■ Problem description ■
Look through the data below. Collect every line where the word "draws" occurs.

■ Supplied material ■
>> START

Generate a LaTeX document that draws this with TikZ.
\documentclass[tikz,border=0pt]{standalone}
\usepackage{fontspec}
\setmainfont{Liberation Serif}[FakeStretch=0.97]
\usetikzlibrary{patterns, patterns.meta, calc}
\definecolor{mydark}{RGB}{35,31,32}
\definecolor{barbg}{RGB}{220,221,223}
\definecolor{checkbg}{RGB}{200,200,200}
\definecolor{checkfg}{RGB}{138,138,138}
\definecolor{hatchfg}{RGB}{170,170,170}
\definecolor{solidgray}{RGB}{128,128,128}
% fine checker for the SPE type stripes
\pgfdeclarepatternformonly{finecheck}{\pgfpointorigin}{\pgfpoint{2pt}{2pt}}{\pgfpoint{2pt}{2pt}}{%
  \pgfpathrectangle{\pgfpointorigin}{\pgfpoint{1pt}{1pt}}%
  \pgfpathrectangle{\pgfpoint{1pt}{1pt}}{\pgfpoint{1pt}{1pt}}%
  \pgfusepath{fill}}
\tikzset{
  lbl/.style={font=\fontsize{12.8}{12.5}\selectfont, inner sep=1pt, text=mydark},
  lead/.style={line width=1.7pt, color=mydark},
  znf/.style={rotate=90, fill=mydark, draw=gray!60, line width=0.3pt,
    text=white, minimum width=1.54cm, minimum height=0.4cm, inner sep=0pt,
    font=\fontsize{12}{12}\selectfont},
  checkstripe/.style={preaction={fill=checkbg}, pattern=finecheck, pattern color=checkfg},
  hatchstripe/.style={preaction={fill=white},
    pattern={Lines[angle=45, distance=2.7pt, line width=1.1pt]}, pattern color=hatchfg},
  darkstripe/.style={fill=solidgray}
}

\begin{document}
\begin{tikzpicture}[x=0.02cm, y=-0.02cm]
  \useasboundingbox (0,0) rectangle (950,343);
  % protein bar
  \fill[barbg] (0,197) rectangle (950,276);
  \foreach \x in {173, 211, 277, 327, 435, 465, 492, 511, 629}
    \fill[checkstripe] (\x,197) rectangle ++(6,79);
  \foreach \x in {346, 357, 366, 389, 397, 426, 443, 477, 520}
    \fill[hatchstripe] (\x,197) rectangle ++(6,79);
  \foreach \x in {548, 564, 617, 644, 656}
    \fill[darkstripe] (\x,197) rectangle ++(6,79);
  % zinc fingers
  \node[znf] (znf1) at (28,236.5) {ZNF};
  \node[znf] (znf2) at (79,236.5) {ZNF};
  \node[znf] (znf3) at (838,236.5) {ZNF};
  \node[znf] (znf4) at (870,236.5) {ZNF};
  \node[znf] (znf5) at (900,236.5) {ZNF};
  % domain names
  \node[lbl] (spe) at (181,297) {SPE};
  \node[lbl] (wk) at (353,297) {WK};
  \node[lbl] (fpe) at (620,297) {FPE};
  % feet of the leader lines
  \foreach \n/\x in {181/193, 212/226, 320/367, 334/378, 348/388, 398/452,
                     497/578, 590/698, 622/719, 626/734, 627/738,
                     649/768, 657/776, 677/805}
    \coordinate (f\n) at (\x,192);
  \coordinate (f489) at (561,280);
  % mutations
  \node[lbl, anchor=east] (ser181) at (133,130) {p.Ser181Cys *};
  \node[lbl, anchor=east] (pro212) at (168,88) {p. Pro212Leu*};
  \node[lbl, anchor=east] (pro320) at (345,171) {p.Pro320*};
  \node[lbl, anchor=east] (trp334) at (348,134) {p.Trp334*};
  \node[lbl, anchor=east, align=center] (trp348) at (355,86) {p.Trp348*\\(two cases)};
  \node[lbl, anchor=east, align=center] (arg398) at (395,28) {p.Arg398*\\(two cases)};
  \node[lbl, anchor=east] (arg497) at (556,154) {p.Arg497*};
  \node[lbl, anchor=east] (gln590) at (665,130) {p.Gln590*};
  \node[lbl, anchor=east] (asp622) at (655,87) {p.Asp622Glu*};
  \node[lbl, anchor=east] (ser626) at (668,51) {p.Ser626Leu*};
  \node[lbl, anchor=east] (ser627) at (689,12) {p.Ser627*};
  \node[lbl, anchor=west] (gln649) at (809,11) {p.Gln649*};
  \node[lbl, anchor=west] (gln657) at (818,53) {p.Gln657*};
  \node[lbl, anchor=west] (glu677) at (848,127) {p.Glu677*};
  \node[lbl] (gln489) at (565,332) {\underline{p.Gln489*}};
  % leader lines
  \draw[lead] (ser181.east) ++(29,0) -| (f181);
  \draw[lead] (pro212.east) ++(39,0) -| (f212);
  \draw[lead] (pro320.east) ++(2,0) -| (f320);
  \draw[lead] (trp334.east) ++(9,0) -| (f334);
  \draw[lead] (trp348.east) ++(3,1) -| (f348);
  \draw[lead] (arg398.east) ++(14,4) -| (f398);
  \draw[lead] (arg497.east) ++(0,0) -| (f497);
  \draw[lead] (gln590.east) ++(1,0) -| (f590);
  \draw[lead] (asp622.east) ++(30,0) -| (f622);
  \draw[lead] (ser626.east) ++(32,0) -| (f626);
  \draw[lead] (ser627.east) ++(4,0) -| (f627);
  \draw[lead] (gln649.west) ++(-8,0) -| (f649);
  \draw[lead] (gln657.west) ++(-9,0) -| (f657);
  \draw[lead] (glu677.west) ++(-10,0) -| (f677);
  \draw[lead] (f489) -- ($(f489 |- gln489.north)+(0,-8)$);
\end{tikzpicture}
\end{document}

>> END
>> START

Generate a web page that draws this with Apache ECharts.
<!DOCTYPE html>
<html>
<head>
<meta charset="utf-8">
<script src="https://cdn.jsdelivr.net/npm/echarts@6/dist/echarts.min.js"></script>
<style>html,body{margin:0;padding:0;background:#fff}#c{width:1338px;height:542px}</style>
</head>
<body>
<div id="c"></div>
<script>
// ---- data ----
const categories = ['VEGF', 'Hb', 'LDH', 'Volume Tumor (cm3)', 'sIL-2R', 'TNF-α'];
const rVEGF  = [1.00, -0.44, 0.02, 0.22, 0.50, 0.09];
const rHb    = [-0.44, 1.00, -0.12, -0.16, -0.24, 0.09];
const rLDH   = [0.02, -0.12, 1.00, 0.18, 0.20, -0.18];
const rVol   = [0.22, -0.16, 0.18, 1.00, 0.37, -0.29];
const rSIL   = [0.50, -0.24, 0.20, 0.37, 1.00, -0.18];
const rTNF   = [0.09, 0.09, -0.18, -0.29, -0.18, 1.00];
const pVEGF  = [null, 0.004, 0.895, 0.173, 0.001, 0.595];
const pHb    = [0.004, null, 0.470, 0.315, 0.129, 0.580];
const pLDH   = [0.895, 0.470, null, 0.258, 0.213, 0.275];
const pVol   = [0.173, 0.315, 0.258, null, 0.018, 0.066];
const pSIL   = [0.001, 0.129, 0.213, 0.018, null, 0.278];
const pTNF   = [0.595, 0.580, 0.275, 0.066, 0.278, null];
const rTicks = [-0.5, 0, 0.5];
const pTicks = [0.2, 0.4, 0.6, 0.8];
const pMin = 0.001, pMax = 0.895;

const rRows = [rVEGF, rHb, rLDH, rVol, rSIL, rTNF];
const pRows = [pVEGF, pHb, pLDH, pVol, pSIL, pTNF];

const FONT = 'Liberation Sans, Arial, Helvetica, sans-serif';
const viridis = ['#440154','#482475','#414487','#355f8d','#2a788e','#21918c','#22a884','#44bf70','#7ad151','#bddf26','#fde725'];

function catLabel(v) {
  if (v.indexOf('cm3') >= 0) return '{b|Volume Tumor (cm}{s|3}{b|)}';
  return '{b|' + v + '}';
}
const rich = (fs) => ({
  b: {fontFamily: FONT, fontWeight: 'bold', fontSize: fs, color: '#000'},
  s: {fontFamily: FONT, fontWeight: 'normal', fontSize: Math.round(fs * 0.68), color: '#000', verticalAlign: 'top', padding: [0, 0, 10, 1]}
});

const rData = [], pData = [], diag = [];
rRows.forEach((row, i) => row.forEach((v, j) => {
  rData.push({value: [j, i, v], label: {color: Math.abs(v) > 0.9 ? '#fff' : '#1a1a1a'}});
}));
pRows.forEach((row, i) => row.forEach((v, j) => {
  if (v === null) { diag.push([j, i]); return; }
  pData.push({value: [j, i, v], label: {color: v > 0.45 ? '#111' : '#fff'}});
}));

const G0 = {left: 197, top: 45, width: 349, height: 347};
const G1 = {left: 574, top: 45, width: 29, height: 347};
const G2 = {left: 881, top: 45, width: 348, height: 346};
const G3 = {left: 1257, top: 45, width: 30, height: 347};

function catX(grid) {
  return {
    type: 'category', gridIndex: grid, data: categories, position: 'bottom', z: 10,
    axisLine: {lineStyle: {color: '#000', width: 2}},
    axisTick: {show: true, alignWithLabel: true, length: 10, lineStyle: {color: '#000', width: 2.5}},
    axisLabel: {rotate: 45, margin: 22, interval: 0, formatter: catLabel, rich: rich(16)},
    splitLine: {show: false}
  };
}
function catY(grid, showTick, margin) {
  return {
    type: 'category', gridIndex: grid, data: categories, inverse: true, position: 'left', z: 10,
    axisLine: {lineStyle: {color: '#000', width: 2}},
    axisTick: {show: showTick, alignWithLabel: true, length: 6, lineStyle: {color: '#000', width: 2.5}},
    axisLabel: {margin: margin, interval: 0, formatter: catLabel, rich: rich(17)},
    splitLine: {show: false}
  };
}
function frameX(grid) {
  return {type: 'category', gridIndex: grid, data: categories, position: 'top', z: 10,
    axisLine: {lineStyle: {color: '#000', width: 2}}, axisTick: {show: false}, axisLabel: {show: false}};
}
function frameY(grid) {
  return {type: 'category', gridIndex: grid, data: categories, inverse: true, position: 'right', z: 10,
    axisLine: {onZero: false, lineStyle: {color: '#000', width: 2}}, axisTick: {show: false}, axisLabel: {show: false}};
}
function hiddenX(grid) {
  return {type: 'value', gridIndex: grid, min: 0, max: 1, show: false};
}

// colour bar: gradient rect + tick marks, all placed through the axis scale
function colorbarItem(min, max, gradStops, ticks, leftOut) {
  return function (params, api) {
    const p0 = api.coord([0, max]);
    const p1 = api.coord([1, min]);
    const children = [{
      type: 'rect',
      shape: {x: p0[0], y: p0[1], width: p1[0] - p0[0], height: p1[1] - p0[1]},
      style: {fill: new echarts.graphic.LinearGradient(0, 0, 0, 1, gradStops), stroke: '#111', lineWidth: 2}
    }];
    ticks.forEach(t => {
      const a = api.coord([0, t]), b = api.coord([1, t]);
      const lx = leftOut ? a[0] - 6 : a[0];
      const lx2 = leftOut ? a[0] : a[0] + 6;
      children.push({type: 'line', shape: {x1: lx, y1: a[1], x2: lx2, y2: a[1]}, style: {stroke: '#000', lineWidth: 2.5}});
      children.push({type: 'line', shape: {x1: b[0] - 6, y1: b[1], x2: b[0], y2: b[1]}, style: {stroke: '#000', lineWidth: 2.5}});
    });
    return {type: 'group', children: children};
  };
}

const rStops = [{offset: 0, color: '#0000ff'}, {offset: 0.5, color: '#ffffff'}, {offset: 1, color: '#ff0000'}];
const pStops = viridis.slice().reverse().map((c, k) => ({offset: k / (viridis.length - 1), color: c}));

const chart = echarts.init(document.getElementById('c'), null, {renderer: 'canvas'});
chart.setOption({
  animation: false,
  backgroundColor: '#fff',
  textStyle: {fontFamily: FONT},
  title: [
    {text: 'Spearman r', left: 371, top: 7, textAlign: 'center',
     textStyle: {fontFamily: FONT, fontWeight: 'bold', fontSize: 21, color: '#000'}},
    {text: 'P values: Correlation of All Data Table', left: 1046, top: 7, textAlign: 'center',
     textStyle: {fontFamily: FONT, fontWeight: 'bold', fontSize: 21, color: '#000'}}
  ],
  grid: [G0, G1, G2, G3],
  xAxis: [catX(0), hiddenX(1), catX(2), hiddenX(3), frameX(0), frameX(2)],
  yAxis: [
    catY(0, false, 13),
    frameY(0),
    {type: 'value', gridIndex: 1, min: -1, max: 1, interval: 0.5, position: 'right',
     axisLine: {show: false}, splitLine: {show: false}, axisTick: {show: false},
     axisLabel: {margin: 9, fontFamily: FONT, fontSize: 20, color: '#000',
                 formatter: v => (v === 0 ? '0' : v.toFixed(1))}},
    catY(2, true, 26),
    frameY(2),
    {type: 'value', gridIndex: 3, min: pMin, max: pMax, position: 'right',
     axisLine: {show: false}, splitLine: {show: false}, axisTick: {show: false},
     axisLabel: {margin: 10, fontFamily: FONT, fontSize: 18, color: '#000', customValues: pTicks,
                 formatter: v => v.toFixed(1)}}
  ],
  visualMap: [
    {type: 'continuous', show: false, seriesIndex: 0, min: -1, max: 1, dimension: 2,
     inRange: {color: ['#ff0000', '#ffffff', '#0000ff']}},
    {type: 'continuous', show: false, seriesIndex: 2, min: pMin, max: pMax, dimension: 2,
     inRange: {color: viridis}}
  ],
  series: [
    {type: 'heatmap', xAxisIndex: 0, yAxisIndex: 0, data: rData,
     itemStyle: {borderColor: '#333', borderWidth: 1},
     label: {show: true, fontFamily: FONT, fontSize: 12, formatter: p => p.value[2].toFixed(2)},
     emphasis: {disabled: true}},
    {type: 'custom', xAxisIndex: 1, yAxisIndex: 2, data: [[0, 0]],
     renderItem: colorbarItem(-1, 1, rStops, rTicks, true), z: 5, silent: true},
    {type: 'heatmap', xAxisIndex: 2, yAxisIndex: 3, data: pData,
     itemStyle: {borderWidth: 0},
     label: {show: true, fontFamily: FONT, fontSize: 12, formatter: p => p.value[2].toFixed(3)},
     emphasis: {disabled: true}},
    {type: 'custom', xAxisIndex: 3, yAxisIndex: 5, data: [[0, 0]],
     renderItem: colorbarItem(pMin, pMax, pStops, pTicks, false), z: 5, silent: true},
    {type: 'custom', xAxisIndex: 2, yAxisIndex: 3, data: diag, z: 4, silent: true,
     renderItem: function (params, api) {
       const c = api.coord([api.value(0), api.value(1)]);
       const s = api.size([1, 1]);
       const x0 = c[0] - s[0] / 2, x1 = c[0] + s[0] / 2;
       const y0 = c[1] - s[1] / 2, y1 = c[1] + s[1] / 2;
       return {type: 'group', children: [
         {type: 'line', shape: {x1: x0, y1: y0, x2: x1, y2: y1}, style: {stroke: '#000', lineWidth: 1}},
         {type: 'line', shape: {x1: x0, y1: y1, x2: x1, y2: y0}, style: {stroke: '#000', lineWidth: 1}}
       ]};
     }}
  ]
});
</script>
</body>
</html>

>> END
>> START

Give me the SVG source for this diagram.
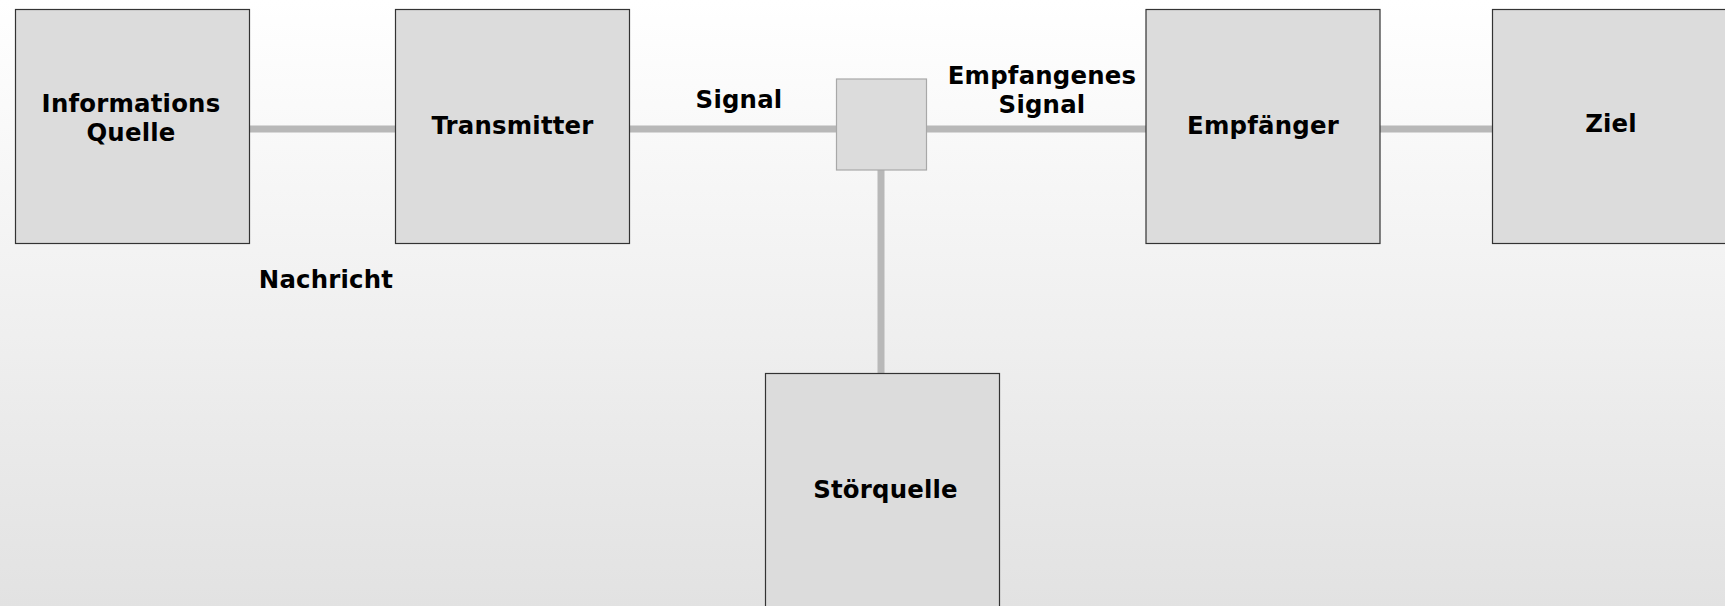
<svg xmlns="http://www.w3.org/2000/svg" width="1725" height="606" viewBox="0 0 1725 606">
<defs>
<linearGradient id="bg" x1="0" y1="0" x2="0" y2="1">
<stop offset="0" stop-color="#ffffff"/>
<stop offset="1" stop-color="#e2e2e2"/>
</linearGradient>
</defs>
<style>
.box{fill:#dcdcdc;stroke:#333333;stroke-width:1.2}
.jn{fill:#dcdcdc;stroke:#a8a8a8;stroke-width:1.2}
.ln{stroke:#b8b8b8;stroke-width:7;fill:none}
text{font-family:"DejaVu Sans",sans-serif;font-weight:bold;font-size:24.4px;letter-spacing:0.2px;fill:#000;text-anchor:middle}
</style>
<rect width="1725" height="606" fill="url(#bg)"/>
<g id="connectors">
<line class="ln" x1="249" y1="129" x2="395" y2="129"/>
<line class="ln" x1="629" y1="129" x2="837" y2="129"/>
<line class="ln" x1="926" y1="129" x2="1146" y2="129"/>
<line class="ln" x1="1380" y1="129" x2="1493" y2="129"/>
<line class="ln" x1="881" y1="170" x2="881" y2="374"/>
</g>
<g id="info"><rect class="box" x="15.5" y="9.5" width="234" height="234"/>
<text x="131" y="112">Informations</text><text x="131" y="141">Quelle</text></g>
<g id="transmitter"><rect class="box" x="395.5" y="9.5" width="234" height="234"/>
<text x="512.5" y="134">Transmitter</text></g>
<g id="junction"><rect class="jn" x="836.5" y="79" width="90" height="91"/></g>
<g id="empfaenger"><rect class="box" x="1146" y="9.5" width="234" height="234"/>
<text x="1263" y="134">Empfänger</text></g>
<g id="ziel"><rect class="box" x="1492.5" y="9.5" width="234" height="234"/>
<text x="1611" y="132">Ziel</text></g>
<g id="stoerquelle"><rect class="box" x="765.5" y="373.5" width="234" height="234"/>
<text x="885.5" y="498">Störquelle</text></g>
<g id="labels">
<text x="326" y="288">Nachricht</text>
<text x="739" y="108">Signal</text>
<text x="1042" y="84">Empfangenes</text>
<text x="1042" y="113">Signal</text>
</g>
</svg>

>> END

■ Reply ■
Generate a LaTeX document that draws this with TikZ.
Generate a web page that draws this with Apache ECharts.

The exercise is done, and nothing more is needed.